WTO/USA: Multilaterale Flinte nicht ins Korn werfen | PRESSEMITTEILUNG

Am 10. Dezember läuft die Frist für die Ernennung weiterer Richter am WTO-Berufungsgremium ab. Dazu meint Reinhard Bütikofer (Grüne/EFA), Mitglied des Handelsausschusses im Europaparlament:

“Die erprobte Praxis, internationale Handelsstreitigkeiten über multilaterale Schiedsgerichte zu schlichten, steht vor dem Aus. Noch diese Woche wird die entsprechende Berufungsinstanz bei der Welthandelsorganisation WTO ihre Tätigkeit einstellen müssen, weil sie nicht mehr über die erforderlichen Richter verfügt. Ausgelöst wurde diese schwere Krise durch die Regierung der USA. Dabei hatten die USA von allen WTO-Mitgliedsländern in der Vergangenheit unter deren Schiedsgerichtsbarkeit die meisten Erfolge erzielt. Ein Teil der Trump-Administration will aber das Prinzip internationaler Schiedsgerichtsbarkeit als solches beseitigen, während andere dort den entsprechenden Druck nutzen wollen, um eine Reform der WTO-Berufungsinstanz durchzusetzen.

Die EU befindet sich in einem Dilemma. Zu Recht hat sie sich konsequent für den Handelsmultilateralismus eingesetzt. Ohne das Mitspielen der USA ist dieser allerdings blockiert. Wenn die EU nun auf bilaterale Ersatzlösungen umsteigt, dann wirkt sie de facto daran mit, die WTO-Schiedsgerichtsbarkeit zu Grabe zu tragen, denn solche Ersatzlösungen sind auch deswegen langlebig, weil sie den Druck mindern, die WTO endlich wirksam zu reformieren.

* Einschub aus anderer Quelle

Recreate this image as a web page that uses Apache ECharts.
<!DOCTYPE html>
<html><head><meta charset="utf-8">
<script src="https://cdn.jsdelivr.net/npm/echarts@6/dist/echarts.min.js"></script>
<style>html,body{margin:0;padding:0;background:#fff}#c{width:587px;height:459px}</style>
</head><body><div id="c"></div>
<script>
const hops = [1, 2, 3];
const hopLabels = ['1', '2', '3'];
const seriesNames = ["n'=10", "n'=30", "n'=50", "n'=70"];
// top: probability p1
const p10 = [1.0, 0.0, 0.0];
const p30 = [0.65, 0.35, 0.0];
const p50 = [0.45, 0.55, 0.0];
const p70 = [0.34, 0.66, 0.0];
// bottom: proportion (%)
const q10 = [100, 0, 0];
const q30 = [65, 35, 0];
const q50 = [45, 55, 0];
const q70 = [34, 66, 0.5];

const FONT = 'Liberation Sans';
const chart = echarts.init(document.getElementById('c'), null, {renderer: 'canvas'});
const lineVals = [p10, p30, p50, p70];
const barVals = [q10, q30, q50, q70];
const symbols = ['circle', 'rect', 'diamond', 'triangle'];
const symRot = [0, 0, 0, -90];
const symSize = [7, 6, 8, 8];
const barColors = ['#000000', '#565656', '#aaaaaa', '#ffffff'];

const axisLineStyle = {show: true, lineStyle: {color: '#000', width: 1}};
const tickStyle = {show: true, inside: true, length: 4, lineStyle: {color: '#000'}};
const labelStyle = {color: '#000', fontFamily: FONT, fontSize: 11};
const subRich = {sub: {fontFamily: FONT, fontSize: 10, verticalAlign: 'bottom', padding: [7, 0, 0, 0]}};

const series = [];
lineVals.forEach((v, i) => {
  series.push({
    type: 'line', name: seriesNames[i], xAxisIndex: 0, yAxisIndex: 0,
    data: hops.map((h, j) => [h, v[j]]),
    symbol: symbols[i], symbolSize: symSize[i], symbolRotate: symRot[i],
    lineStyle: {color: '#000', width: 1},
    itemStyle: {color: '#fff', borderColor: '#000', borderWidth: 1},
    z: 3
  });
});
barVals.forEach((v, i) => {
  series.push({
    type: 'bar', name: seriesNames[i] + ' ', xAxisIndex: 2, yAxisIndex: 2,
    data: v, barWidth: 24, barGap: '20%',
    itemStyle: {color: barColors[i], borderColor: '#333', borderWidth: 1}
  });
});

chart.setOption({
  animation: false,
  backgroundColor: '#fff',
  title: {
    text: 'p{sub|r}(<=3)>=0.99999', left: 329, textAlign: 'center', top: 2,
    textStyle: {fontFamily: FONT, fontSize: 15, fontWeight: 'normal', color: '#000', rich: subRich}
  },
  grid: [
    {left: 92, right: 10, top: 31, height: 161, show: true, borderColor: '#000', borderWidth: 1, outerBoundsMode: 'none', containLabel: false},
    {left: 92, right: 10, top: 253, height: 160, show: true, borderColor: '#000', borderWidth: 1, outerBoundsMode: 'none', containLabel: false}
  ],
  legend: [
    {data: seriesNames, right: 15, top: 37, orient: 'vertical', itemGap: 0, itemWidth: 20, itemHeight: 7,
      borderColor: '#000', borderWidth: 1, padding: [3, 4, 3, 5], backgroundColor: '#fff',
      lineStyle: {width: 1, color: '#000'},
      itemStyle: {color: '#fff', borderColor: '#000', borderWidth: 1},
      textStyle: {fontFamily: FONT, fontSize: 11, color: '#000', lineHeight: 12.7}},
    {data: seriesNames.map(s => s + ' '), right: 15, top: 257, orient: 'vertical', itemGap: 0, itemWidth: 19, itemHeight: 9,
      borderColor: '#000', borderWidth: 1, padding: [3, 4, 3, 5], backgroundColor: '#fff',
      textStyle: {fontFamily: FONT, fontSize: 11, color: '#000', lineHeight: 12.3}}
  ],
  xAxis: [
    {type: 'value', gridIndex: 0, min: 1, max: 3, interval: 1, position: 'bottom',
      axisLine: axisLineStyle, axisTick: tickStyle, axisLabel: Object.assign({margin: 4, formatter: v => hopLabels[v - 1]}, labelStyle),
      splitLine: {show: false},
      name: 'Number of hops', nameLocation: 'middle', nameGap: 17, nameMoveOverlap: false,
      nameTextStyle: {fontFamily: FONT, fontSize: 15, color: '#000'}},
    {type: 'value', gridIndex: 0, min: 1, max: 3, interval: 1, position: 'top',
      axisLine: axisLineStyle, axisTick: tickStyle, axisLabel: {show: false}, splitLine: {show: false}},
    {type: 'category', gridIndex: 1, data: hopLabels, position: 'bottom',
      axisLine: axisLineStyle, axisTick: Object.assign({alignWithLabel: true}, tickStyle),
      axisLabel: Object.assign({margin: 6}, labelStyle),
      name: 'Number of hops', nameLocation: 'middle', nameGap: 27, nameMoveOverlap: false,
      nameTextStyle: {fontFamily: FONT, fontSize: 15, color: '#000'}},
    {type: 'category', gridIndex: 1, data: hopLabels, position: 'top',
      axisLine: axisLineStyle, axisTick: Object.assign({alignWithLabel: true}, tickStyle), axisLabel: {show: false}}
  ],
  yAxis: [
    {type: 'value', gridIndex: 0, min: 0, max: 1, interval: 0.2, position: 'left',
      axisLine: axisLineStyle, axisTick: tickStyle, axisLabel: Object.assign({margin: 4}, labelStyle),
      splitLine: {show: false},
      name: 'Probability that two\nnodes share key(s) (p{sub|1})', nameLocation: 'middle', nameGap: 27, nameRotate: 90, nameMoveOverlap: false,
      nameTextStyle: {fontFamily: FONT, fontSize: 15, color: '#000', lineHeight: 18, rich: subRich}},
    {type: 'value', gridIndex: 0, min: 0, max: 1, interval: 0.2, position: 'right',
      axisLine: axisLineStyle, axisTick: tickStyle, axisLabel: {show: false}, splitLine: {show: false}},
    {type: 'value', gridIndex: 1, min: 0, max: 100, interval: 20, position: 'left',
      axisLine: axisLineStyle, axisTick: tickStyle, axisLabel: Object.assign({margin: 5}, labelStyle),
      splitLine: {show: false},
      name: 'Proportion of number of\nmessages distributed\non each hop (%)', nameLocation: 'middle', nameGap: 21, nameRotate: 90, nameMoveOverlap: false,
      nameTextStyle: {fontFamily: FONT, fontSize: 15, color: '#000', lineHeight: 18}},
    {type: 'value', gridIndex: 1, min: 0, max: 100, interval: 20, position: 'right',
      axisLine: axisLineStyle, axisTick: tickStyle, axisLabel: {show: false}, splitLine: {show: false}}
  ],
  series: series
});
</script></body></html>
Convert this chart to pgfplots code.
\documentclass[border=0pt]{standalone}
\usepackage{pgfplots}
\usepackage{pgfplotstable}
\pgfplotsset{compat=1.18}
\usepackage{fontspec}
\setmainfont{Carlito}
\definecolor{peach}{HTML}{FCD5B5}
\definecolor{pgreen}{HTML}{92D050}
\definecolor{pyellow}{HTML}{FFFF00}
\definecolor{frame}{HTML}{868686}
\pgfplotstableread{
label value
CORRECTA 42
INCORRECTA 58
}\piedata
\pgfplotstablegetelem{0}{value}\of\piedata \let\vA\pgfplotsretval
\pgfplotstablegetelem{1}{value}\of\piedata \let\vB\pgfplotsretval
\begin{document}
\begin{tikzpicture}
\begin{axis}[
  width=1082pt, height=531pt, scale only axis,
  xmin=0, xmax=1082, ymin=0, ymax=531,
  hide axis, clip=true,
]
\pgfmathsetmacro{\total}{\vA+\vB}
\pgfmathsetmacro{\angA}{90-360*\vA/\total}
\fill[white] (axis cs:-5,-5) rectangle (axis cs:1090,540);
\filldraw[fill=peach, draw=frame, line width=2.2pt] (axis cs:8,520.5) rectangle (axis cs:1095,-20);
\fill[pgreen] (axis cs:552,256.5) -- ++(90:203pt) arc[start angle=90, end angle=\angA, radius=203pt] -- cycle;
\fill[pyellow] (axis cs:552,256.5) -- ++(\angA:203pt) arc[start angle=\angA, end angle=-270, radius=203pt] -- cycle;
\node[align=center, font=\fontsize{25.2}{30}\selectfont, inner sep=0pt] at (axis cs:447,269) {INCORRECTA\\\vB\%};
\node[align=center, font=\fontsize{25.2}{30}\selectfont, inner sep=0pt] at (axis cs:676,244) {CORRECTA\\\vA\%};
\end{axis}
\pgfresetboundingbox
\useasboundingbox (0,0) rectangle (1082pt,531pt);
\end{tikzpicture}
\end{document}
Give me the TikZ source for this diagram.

Das EU-Parlament hat sich erst vor Kurzem klar dafür ausgesprochen, an Verhandlungen auch mit den USA über die notwendige Reform der WTO-Schiedsgerichtsbarkeit festzuhalten. Es wäre ein strategischer Fehler, vor der amerikanischen Präsidentschaftswahl Ende 2020 die multilaterale Flinte ins Korn zu werfen. Auch wenn die EU heute zu Recht die Haltung der US-Regierung kritisiert, ist es doch in Europas Interesse, den Kampf um eine Lösung in Übereinstimmung mit den USA jetzt nicht aufzugeben. Für zweit- und drittbeste Lösungen ist noch lange Zeit.”